It's not simple, is it?
We were in public school in the US. Now, we are in the UAE and the kids go to a secular, private school based on American curriculum. A lot of American students, but not a majority. And many of the US and Canadian students are dual nationality, and many of those, Muslim. That said, the school does it up for Christmas, way beyond what our little public school back home ever did. Santa's workshop. No kidding. They did a "Winter Concert," and to their credit, they did songs from a lot of traditions, and in several languages. So that was nice. Also, there are huge numbers of all religions, as it's Dubai and it's a huge school. But still, I found more emphasis on Christmas than Eid. Which is weird, considering our location and that it is a secular school (Islamic Studies is mandated by UAE government for Muslim students, and Arabic for all students).

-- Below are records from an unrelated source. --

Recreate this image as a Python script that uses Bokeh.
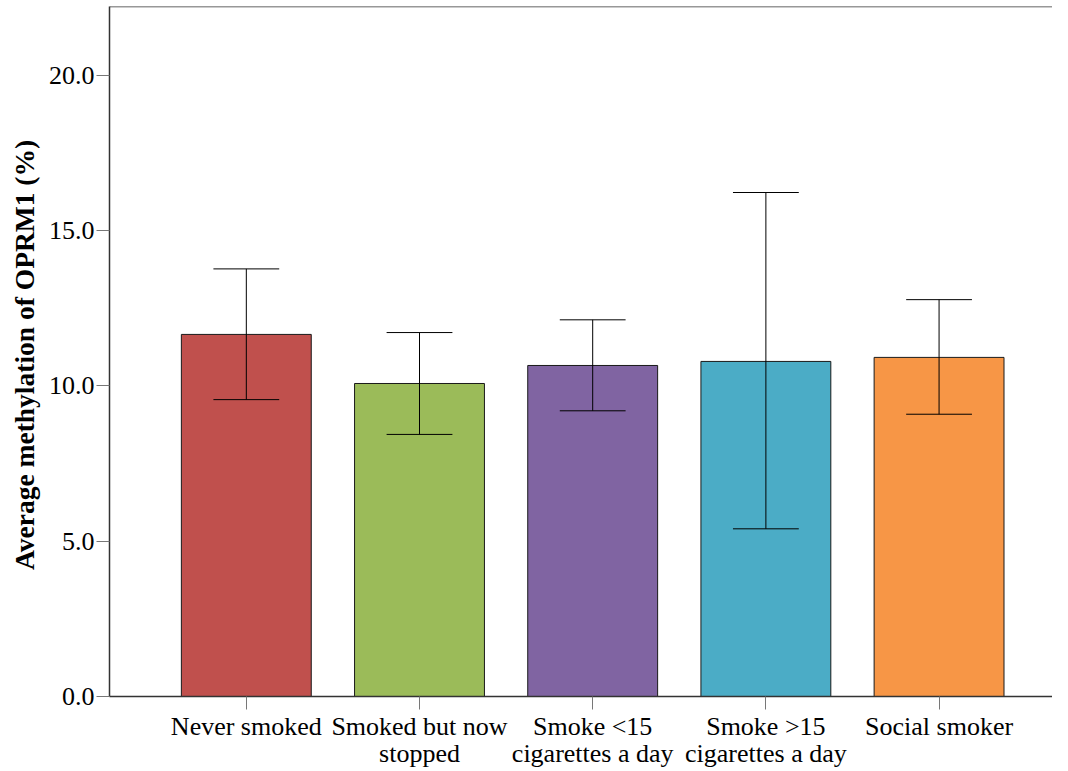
from bokeh.plotting import figure
from bokeh.models import Range1d, FixedTicker, PrintfTickFormatter, Span, ColumnDataSource
from bokeh.embed import file_html
from bokeh.resources import INLINE

categories = ["Never smoked", "Smoked but now\nstopped", "Smoke <15\ncigarettes a day",
              "Smoke >15\ncigarettes a day", "Social smoker"]
means = [11.66, 10.08, 10.66, 10.79, 10.92]
err_low = [9.56, 8.44, 9.20, 5.40, 9.09]
err_high = [13.77, 11.72, 12.13, 16.23, 12.78]
colors = ["#C0504D", "#9BBB59", "#8064A2", "#4BACC6", "#F79646"]
y_ticks = [0, 5, 10, 15, 20]

xs = list(range(len(categories)))
src = ColumnDataSource(dict(x=xs, top=means, lo=err_low, hi=err_high, color=colors,
                            cl=[x - 0.19 for x in xs], cr=[x + 0.19 for x in xs]))

p = figure(width=1052, height=771, output_backend="svg", toolbar_location=None,
           x_range=Range1d(-0.79, 4.655), y_range=Range1d(0, 22.22),
           min_border_left=109, min_border_right=0, min_border_top=6, min_border_bottom=75)
p.outline_line_color = None
p.xgrid.visible = False
p.ygrid.visible = False

p.vbar(x="x", top="top", width=0.75, bottom=0, fill_color="color", line_color="#1a1a1a",
       line_width=1, source=src)
p.segment(x0="x", x1="x", y0="lo", y1="hi", line_color="black", line_width=1, source=src)
p.segment(x0="cl", x1="cr", y0="lo", y1="lo", line_color="black", line_width=1, source=src)
p.segment(x0="cl", x1="cr", y0="hi", y1="hi", line_color="black", line_width=1, source=src)

p.add_layout(Span(location=22.22, dimension="width", line_color="#333333", line_width=1.5))

font = "Liberation Serif"
p.xaxis.ticker = FixedTicker(ticks=xs)
p.xaxis.major_label_overrides = {i: c for i, c in enumerate(categories)}
p.yaxis.ticker = FixedTicker(ticks=y_ticks)
p.yaxis.formatter = PrintfTickFormatter(format="%.1f")
for ax in (p.xaxis, p.yaxis):
    ax.major_label_text_font = font
    ax.major_label_text_font_size = "26px"
    ax.major_label_text_color = "black"
    ax.major_label_text_line_height = 0.95
    ax.major_tick_in = 0
    ax.major_tick_out = 13
    ax.major_tick_line_color = "#777777"
    ax.minor_tick_line_color = None
    ax.axis_line_color = "#333333"
    ax.axis_line_width = 1.5
p.xaxis.major_label_standoff = 2
p.yaxis.major_label_standoff = 2
p.yaxis.axis_label = "Average  methylation of OPRM1 (%)"
p.yaxis.axis_label_text_font = font
p.yaxis.axis_label_text_font_style = "bold"
p.yaxis.axis_label_text_font_size = "27.5px"
p.yaxis.axis_label_text_color = "black"
p.yaxis.axis_label_standoff = 6

open("out.html", "w").write(file_html(p, INLINE))
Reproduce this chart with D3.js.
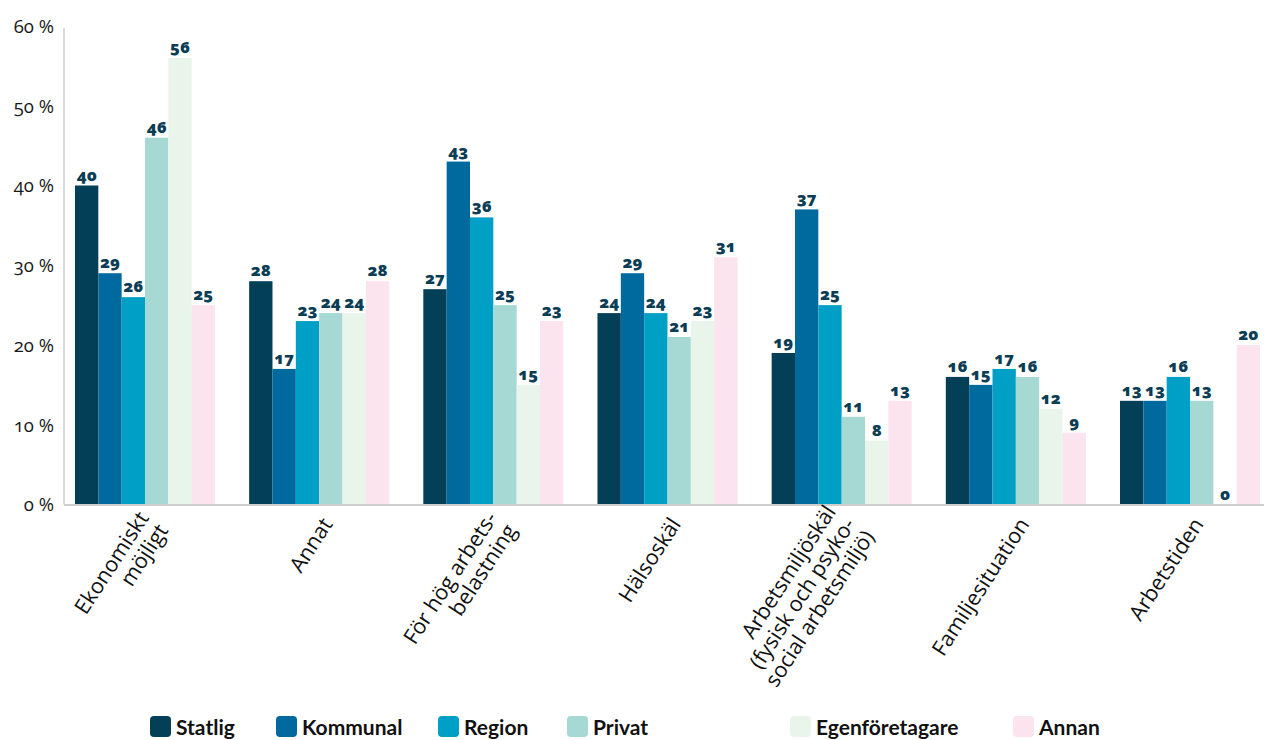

Back in the US, I pulled my kids out of Christmas concerts and had them study alternative stuff when the class practiced their Christmas music. Teachers were incredibly accommodating about things, and were also very interested in sharing OUR practices and traditions in the classroom. And of course there was never an issue pulling kids out for Eid celebrations.
I am trying to push dh to consider going with virtual school for next year, which would eliminate the Santa's Workshop and Christmas concert issue, and enable us to focus on doing our own thing. But, like your dh, mine wants his kids "in" school. I'm working on it.
That said, every Christian holiday is an opportunity to revisit what we have in common with, and how we differ from, our Christian neighbors and peers. Lots of teachable moments, lots to talk about.